Asymmetric cell division: from A to Z.

Abstract

Cell divisions producing two daughter cells that adopt distinct fates are defined as asymmetric. In all organisms, ranging from bacteria to mammals, in which development has been studied extensively, asymmetric cell divisions generate cell diversity. Asymmetric cell divisions can be achieved by either intrinsic or extrinsic mechanisms (Fig. 1). Intrinsic mechanisms involve the preferential segregation of cell fate determinants to one of two daughter cells during mitosis. Asymmetrically segregated factors that bind cell fate determinants and orient the mitotic spindle may also be necessary to ensure the faithful segregation of determinants into only one daughter cell.

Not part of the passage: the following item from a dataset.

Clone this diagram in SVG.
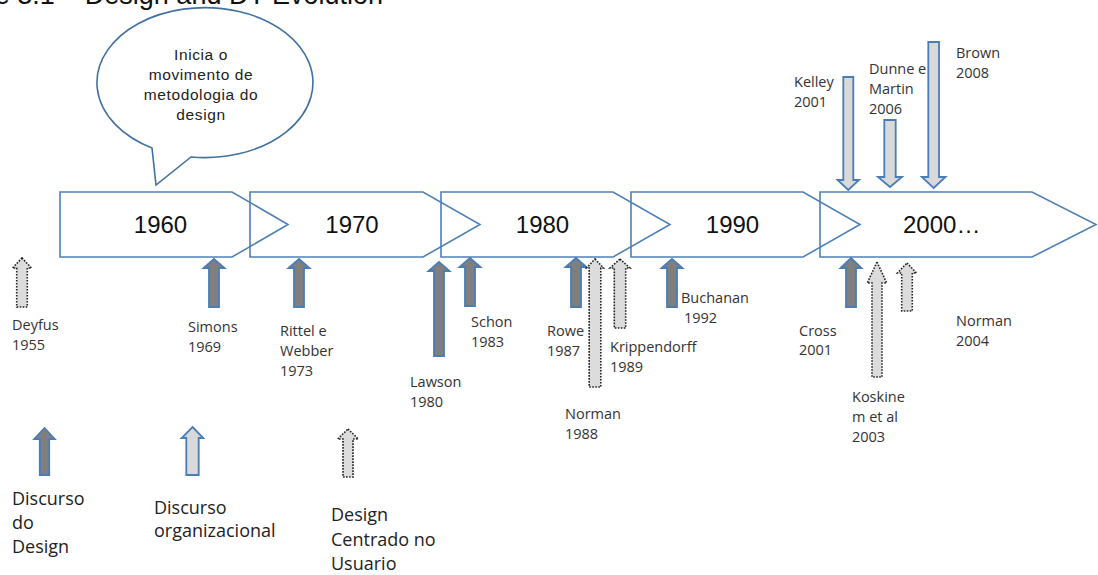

Extrinsic mechanisms involve cell‐cell communication. In metazoans, a dividing’s cell’s social contex provides a wealth of positional information and opportunity for cell‐cell interactions. Interactions between daughter cells or between a daughter cell and other nearby cells could specify daughter cell fate. Interaction between a progenitor cell and its environment can also influence cell polarity by directing spindle orientation and the asymmetric distribution of developmental potential to daughter cells. Recent studies have indicated that a combination of intrinsic and extrinsic mechanisms specify distinct daughter cell fates during asymmetric cell divisions. We focus on asymmetric cell divisions that occur during the development of the Caenorhabditis elegans and Drosophila nervous systems. Although we touch upon asymmetric cell divisions in the early C. elegans embryo, more extensive reviews on this subject are available (Guo and Kemphues 1996a; Han 1997; Kemphues and Strome 1997; Bowerman 1998).